§ **Exercise prompt**: Wherever the word "this" appears in a line, copy that line.

§ **Task input**:
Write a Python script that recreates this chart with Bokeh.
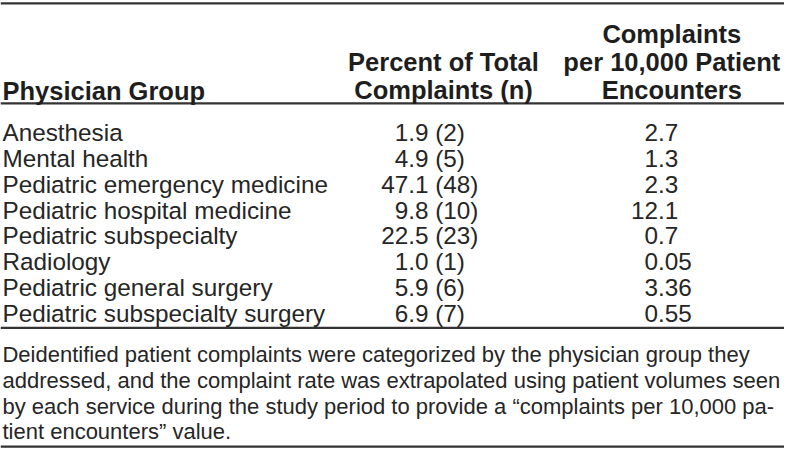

==

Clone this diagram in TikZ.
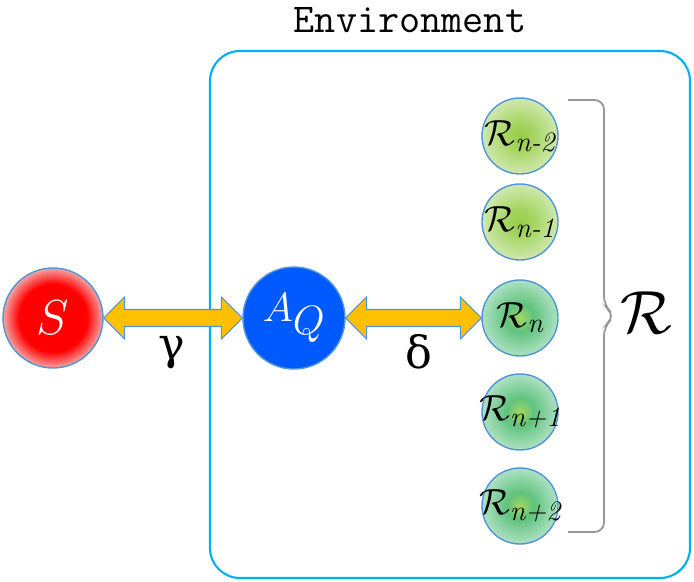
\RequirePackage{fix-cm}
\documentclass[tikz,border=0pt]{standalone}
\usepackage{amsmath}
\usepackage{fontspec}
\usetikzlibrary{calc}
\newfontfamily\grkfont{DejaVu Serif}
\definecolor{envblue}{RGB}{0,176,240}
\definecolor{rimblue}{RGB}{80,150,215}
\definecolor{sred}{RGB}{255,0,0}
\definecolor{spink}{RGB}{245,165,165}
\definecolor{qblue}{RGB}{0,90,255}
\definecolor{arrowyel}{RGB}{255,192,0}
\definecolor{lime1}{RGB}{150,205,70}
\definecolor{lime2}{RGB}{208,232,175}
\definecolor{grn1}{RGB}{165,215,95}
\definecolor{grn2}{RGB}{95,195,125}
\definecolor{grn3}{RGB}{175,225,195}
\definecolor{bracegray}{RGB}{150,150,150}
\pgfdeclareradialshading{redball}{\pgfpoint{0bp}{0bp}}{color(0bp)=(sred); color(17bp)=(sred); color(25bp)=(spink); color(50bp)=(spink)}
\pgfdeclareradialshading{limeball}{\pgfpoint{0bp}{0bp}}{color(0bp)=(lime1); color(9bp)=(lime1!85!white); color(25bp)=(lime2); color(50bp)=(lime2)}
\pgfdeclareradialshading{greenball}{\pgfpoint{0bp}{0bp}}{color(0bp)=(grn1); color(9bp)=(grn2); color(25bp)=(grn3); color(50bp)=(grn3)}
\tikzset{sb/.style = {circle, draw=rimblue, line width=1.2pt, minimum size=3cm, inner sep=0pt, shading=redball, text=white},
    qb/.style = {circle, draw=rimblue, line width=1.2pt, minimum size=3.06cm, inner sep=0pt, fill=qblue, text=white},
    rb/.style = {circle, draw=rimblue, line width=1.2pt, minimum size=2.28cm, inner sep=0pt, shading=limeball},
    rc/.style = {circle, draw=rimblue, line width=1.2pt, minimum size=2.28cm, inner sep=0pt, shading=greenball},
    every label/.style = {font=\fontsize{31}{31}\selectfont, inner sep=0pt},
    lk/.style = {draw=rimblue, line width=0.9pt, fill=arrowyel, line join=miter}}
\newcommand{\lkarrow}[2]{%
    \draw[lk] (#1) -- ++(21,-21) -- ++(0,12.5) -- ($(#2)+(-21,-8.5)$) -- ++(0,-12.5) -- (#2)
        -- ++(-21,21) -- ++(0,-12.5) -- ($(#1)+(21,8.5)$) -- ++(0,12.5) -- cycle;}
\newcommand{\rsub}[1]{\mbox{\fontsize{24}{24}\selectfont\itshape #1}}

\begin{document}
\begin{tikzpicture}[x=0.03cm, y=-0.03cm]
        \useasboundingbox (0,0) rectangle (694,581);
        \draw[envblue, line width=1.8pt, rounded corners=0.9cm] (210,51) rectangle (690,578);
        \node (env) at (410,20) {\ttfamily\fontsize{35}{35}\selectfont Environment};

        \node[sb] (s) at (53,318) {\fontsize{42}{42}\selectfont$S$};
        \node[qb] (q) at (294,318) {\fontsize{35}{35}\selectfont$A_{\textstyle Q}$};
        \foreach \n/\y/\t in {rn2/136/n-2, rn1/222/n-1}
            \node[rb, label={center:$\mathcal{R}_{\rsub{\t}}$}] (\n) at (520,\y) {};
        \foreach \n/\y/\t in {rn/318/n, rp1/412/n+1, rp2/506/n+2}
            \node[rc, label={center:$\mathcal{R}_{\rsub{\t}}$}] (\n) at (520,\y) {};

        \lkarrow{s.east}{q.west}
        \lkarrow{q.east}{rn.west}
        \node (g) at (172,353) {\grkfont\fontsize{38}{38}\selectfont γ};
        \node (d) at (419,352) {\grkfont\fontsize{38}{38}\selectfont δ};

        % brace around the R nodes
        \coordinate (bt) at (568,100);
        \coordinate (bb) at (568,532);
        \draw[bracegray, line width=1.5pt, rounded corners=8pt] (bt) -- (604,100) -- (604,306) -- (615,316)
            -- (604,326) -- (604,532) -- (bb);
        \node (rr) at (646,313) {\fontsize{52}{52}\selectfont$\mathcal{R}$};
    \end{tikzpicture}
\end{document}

§ **Full response**:
Write a Python script that recreates this chart with Bokeh.
Clone this diagram in TikZ.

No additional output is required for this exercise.